Dans une interview accordée à l’hebdomadaire parisien « Jeune Afrique » daté du 8 au 14 septembre 2019, Vital Kamerhe, directeur de cabinet du Président de la République, a laissé entendre que des projets initiés par le pouvoir sortant furent intégrés parmi ceux de « Fatshi ». On peut, dès lors, comprendre que le DG Sayiba Tambwe soit convoqué pour justifier la destination donnée aux $ 21 millions.
Depuis son accession à la tête de l’Etat congolais le 26 janvier 2001, « Kabila » et les membres de sa fratrie n’ont cessé de se comporter en « conquistadors ». Pour eux, l’ex-Zaïre en général et le « Grand Katanga » en particulier est réduit au rang d’une « prise de guerre ». Et l’intérêt porté sur le poste frontalier de Kasumbalesa dissimule à peine la volonté de « la famille » de faciliter la « sortie » des ressources naturelles pillées à destination notamment du port de Dar-es-Salaam, en Tanzanie.
LA BOULIMIE DE LA FRATRIE « KABILA »
Quelques faits parlent d’eux-mêmes.

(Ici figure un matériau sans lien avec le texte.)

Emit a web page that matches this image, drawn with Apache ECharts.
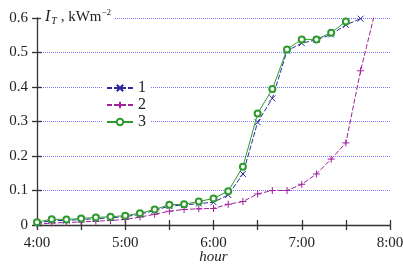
<!DOCTYPE html>
<html>
<head>
<meta charset="utf-8">
<script src="https://cdn.jsdelivr.net/npm/echarts@6/dist/echarts.min.js"></script>
<style>
html,body{margin:0;padding:0;background:#fff;}
#chart{width:403px;height:264px;}
</style>
</head>
<body>
<div id="chart"></div>
<script>
// time of reading, every 10 min
var times = ['4:00','4:10','4:20','4:30','4:40','4:50','5:00','5:10','5:20','5:30','5:40','5:50',
	'6:00','6:10','6:20','6:30','6:40','6:50','7:00','7:10','7:20','7:30','7:40','7:50'];
// I_T, kWm-2
var series1 = [0.005,0.013,0.013,0.016,0.018,0.021,0.024,0.031,0.042,0.055,0.058,0.062,
	0.066,0.087,0.148,0.298,0.367,0.505,0.527,0.537,0.552,0.580,0.598];
var series2 = [0.002,0.006,0.007,0.009,0.011,0.013,0.016,0.023,0.031,0.040,0.045,0.047,
	0.048,0.060,0.068,0.090,0.100,0.100,0.118,0.148,0.191,0.238,0.447,0.620];
var series3 = [0.008,0.017,0.016,0.019,0.022,0.024,0.027,0.034,0.045,0.059,0.060,0.068,
	0.077,0.098,0.169,0.323,0.394,0.509,0.538,0.538,0.557,0.590];
var names = ['1','2','3'];
var colors = ['#2b2b9e','#a0219f','#2e9a2e'];

var serif = '"Liberation Serif", "Times New Roman", serif';

function toHour(t){
	var p = t.split(':');
	return parseInt(p[0]) + parseInt(p[1])/60;
}
function pairs(vals){
	var out = [];
	for(var i=0;i<vals.length;i++)
		out.push([toHour(times[i]), vals[i]]);
	return out;
}

var myChart = echarts.init(document.getElementById('chart'));

var axisLineStyle = {color:'#333', width:1.3};

var option = {
	animation:false,
	grid:{left:37, right:13, top:18, bottom:39, outerBoundsMode:'none', containLabel:false},
	title:{
		text:'{i|I}{sub|T}{n| , kWm}{sup|\u22122}',
		left:41, top:8,
		padding:[0,4,0,4],
		backgroundColor:'#fff',
		textStyle:{
			fontWeight:'normal',
			rich:{
				i:{fontFamily:serif, fontStyle:'italic', fontWeight:'normal', fontSize:16, color:'#222'},
				sub:{fontFamily:serif, fontStyle:'italic', fontWeight:'normal', fontSize:10, color:'#222', verticalAlign:'bottom', padding:[8,0,0,1]},
				n:{fontFamily:serif, fontWeight:'normal', fontSize:15, color:'#222'},
				sup:{fontFamily:serif, fontWeight:'normal', fontSize:9, color:'#222', verticalAlign:'top', padding:[0,0,8,0]}
			}
		}
	},
	legend:{
		orient:'vertical',
		left:102, top:78,
		itemWidth:26, itemHeight:8, itemGap:1,
		padding:[2,4,2,4],
		backgroundColor:'#fff',
		data:names,
		textStyle:{fontFamily:serif, fontSize:16, color:'#222'}
	},
	xAxis:[{
		type:'value', min:4, max:8, interval:0.5,
		name:'hour', nameLocation:'middle', nameGap:25, nameMoveOverlap:false,
		nameTextStyle:{fontFamily:serif, fontStyle:'italic', fontSize:15, color:'#222', verticalAlign:'top'},
		axisLine:{show:true, lineStyle:axisLineStyle},
		axisTick:{show:true, length:5, lineStyle:axisLineStyle},
		axisLabel:{
			fontFamily:serif, fontSize:15, color:'#222', margin:11,
			formatter:function(v){ return (v % 1 === 0) ? v + ':00' : ''; }
		},
		splitLine:{show:false}
	},{
		type:'value', min:4, max:8, interval:0.5, position:'bottom',
		axisLine:{show:false},
		axisTick:{show:true, inside:true, length:5, lineStyle:axisLineStyle},
		axisLabel:{show:false},
		splitLine:{show:false}
	}],
	yAxis:[{
		type:'value', min:0, max:0.6, interval:0.1,
		axisLine:{show:true, lineStyle:axisLineStyle},
		axisTick:{show:true, length:5, lineStyle:axisLineStyle},
		axisLabel:{
			fontFamily:serif, fontSize:15, color:'#222', margin:9,
			formatter:function(v){ return v === 0 ? '0' : v.toFixed(1); }
		},
		splitLine:{show:true, lineStyle:{color:'#7878ff', type:[1,1], width:1}}
	},{
		type:'value', min:0, max:0.6, interval:0.1, position:'left',
		axisLine:{show:false},
		axisTick:{show:true, inside:true, length:5, lineStyle:axisLineStyle},
		axisLabel:{show:false},
		splitLine:{show:false}
	}],
	series:[{
		name:names[0], type:'line', data:pairs(series1),
		symbol:'path://M0,0L10,10M10,0L0,10', symbolSize:6,
		lineStyle:{color:colors[0], width:1, type:[5,2]},
		itemStyle:{color:colors[0], borderColor:colors[0], borderWidth:1},
		z:3
	},{
		name:names[1], type:'line', data:pairs(series2),
		symbol:'path://M5,0L5,10M0,5L10,5', symbolSize:7,
		lineStyle:{color:colors[1], width:1, type:[5,2]},
		itemStyle:{color:colors[1], borderColor:colors[1], borderWidth:1},
		z:2
	},{
		name:names[2], type:'line', data:pairs(series3),
		symbol:'emptyCircle', symbolSize:6,
		lineStyle:{color:colors[2], width:1},
		itemStyle:{color:colors[2], borderColor:colors[2], borderWidth:1},
		z:4
	}]
};
myChart.setOption(option);
</script>
</body>
</html>
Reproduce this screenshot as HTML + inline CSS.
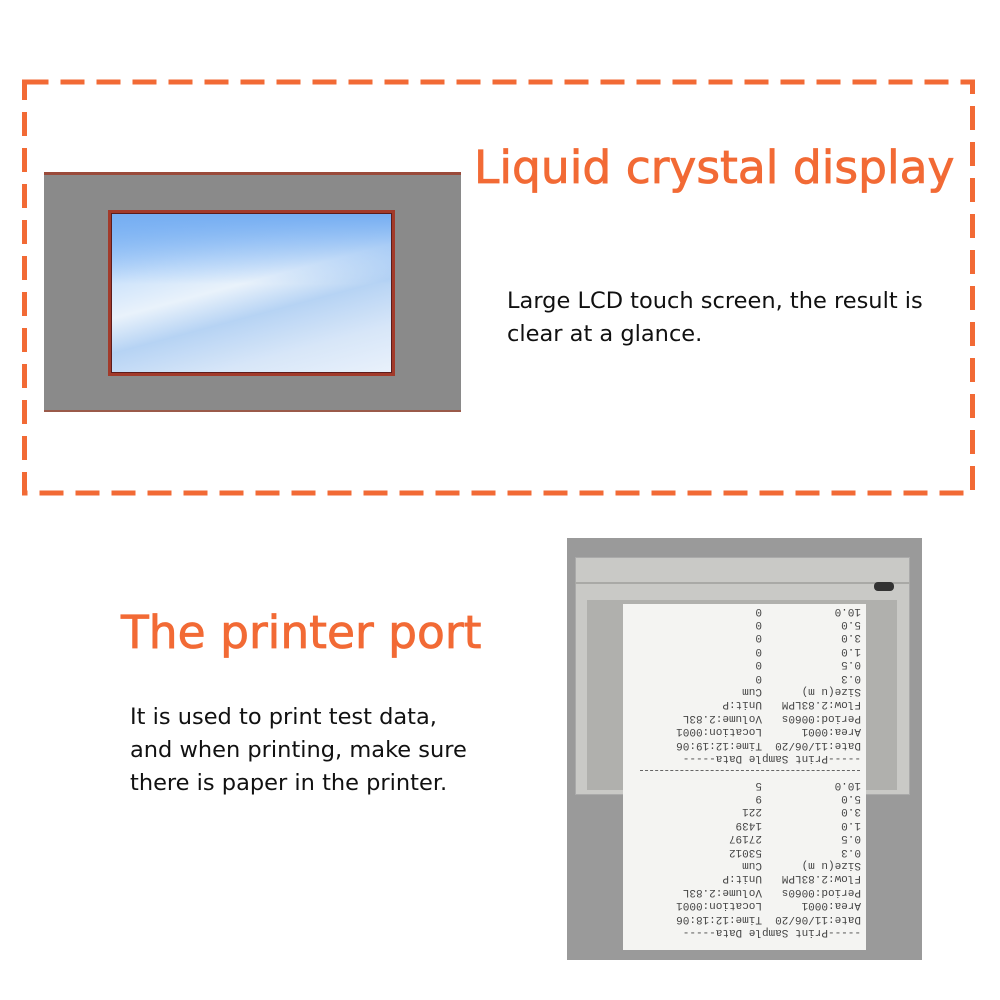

En 2011, on a assisté à la construction d’une « nouvelle station de péage » à Kasumbalesa dans le cadre des « Cinq chantiers du chef de l’Etat ». Selon certaines sources, un sujet chinois nommé Simon Kong serait chargé de la gérance de cette structure pour le compte de Zoé « Kabila ».
En date du 15 février 2019, un « lanceur d’alerte » signalait au nouveau chef de l’Etat la « baisse continue » des recettes fiscales et douanières dans la province du Haut-Katanga. Cette situation s’expliquerait, selon lui, par la décision de la Direction générale des douanes et accises (DGDA) de sous-traiter le poste douanier de Kasumbalesa à une entreprise privée dénommée « Trafigo ». La « firme » est quasi-introuvable sur le « Net » où l’on découvre une page assez vague avec cette adresse: 10b/avenue Munguza commune de Kampemba. Selon des sources bien informées cette « société » appartiendrait à Jaynet « Kabila ».
A la surprise générale, la société « Trafigo » qui semble avoir beaucoup de « cash » a lancé, dès mai 2018, des travaux d’élargissement du parking 2 réservé au trafic d’exportation. L’objectif serait de « moderniser totalement » ce poste frontalier afin d’intégrer le Congo-Kin dans l’économie tant de l’Afrique australe qu’orientale.
Sans vouloir disculper Patient Sayiba Tambwe, celui-ci arbore la mine d’un « pauvre bougre ». Un parfait bouc émissaire. Membre de l’équipe de défense du DG de l’Ogefrem, l’avocat Laurent Onyemba a déclaré lundi, ces mots: « Il y a une panoplie de politiciens qui en veulent à Patient Sayiba, au sujet du grand du port sec de Kasumbalesa ». Qui sont ces politiciens? Et si Sayiba était simplement victime expiatoire de la voracité de la fratrie « Kabila »?